- **Exercise**:
Transcribe every line exactly. Leave the pictures behind.

** start of Provided data **

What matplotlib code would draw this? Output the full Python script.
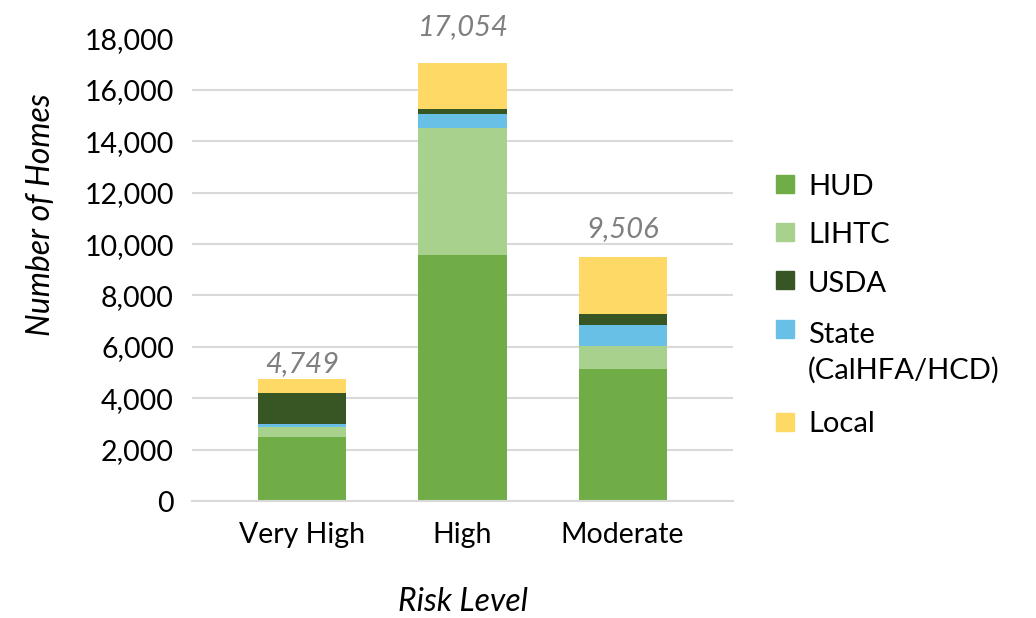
import numpy as np
import matplotlib
matplotlib.use('Agg')
import matplotlib.pyplot as plt
from matplotlib.patches import Rectangle

plt.rcParams['font.family'] = ['Lato', 'DejaVu Sans']

W, H = 1036, 618

risk_levels = ['Very High', 'High', 'Moderate']

# homes per funding source, stacked bottom to top
hud = [2485, 9557, 5150]
lihtc = [380, 4950, 900]
state = [113, 540, 790]
usda = [1228, 193, 420]
local = [543, 1814, 2246]

colors = {'HUD': '#70AD47', 'LIHTC': '#A9D18E', 'State': '#69C0E6',
          'USDA': '#375623', 'Local': '#FFD966'}
series = [('HUD', hud), ('LIHTC', lihtc), ('State', state),
          ('USDA', usda), ('Local', local)]

fig = plt.figure(figsize=(W / 100, H / 100), dpi=100)
ax = fig.add_axes([192 / W, 1 - 501 / H, 541 / W, 462.5 / H])

x = np.arange(len(risk_levels))
bottom = np.zeros(len(risk_levels))
for name, vals in series:
    ax.bar(x, vals, 0.55, bottom=bottom, color=colors[name], zorder=2)
    bottom += np.array(vals)

# totals above each bar
label_pad = [5, 20, 14]
for i, tot in enumerate(bottom):
    ax.annotate(f'{int(tot):,}', (x[i], tot), xytext=(0, label_pad[i]),
                textcoords='offset points', ha='center', va='baseline',
                fontsize=21, style='italic', color='#7F7F7F')

ax.set_xlim(-0.69, 2.69)
ax.set_ylim(0, 18000)
ax.set_yticks(np.arange(0, 18001, 2000))
ax.set_yticklabels([f'{v:,}' for v in range(0, 18001, 2000)])
ax.set_xticks(x)
ax.set_xticklabels(risk_levels)
ax.tick_params(axis='both', length=0, labelsize=20.5, colors='#000000')
ax.tick_params(axis='y', pad=13)
ax.tick_params(axis='x', pad=15)
ax.grid(axis='y', color='#D9D9D9', linewidth=1.5, zorder=0)
for s in ['top', 'right', 'left']:
    ax.spines[s].set_visible(False)
ax.spines['bottom'].set_color('#D9D9D9')
ax.spines['bottom'].set_linewidth(1.5)

ax.set_ylabel('Number of Homes', fontsize=23, style='italic')
ax.yaxis.set_label_coords(-0.251, 0.619)
ax.set_xlabel('Risk Level', fontsize=23, style='italic')
ax.xaxis.set_label_coords(0.5, -0.186)

# legend drawn by hand so the State square sits on its first line
legend_rows = [('HUD', ['HUD'], 184, [195]),
               ('LIHTC', ['LIHTC'], 232, [243]),
               ('USDA', ['USDA'], 280, [292]),
               ('State', ['State', '(CalHFA/HCD)'], 329, [343, 379]),
               ('Local', ['Local'], 422, [432])]
for key, lines, sq_y, baselines in legend_rows:
    fig.patches.append(Rectangle((776 / W, 1 - (sq_y + 9) / H), 18 / W, 18 / H,
                                 transform=fig.transFigure,
                                 color=colors[key]))
    for line, base in zip(lines, baselines):
        fig.text(808 / W, 1 - base / H, line, fontsize=21,
                 ha='left', va='baseline')

plt.savefig('out.png', dpi=100)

** end of Provided data **

- **Exercise output**:
What matplotlib code would draw this? Output the full Python script.
import numpy as np
import matplotlib
matplotlib.use('Agg')
import matplotlib.pyplot as plt
from matplotlib.patches import Rectangle

plt.rcParams['font.family'] = ['Lato', 'DejaVu Sans']

W, H = 1036, 618

risk_levels = ['Very High', 'High', 'Moderate']

# homes per funding source, stacked bottom to top
hud = [2485, 9557, 5150]
lihtc = [380, 4950, 900]
state = [113, 540, 790]
usda = [1228, 193, 420]
local = [543, 1814, 2246]

colors = {'HUD': '#70AD47', 'LIHTC': '#A9D18E', 'State': '#69C0E6',
          'USDA': '#375623', 'Local': '#FFD966'}
series = [('HUD', hud), ('LIHTC', lihtc), ('State', state),
          ('USDA', usda), ('Local', local)]

fig = plt.figure(figsize=(W / 100, H / 100), dpi=100)
ax = fig.add_axes([192 / W, 1 - 501 / H, 541 / W, 462.5 / H])

x = np.arange(len(risk_levels))
bottom = np.zeros(len(risk_levels))
for name, vals in series:
    ax.bar(x, vals, 0.55, bottom=bottom, color=colors[name], zorder=2)
    bottom += np.array(vals)

# totals above each bar
label_pad = [5, 20, 14]
for i, tot in enumerate(bottom):
    ax.annotate(f'{int(tot):,}', (x[i], tot), xytext=(0, label_pad[i]),
                textcoords='offset points', ha='center', va='baseline',
                fontsize=21, style='italic', color='#7F7F7F')

ax.set_xlim(-0.69, 2.69)
ax.set_ylim(0, 18000)
ax.set_yticks(np.arange(0, 18001, 2000))
ax.set_yticklabels([f'{v:,}' for v in range(0, 18001, 2000)])
ax.set_xticks(x)
ax.set_xticklabels(risk_levels)
ax.tick_params(axis='both', length=0, labelsize=20.5, colors='#000000')
ax.tick_params(axis='y', pad=13)
ax.tick_params(axis='x', pad=15)
ax.grid(axis='y', color='#D9D9D9', linewidth=1.5, zorder=0)
for s in ['top', 'right', 'left']:
    ax.spines[s].set_visible(False)
ax.spines['bottom'].set_color('#D9D9D9')
ax.spines['bottom'].set_linewidth(1.5)

ax.set_ylabel('Number of Homes', fontsize=23, style='italic')
ax.yaxis.set_label_coords(-0.251, 0.619)
ax.set_xlabel('Risk Level', fontsize=23, style='italic')
ax.xaxis.set_label_coords(0.5, -0.186)

# legend drawn by hand so the State square sits on its first line
legend_rows = [('HUD', ['HUD'], 184, [195]),
               ('LIHTC', ['LIHTC'], 232, [243]),
               ('USDA', ['USDA'], 280, [292]),
               ('State', ['State', '(CalHFA/HCD)'], 329, [343, 379]),
               ('Local', ['Local'], 422, [432])]
for key, lines, sq_y, baselines in legend_rows:
    fig.patches.append(Rectangle((776 / W, 1 - (sq_y + 9) / H), 18 / W, 18 / H,
                                 transform=fig.transFigure,
                                 color=colors[key]))
    for line, base in zip(lines, baselines):
        fig.text(808 / W, 1 - base / H, line, fontsize=21,
                 ha='left', va='baseline')

plt.savefig('out.png', dpi=100)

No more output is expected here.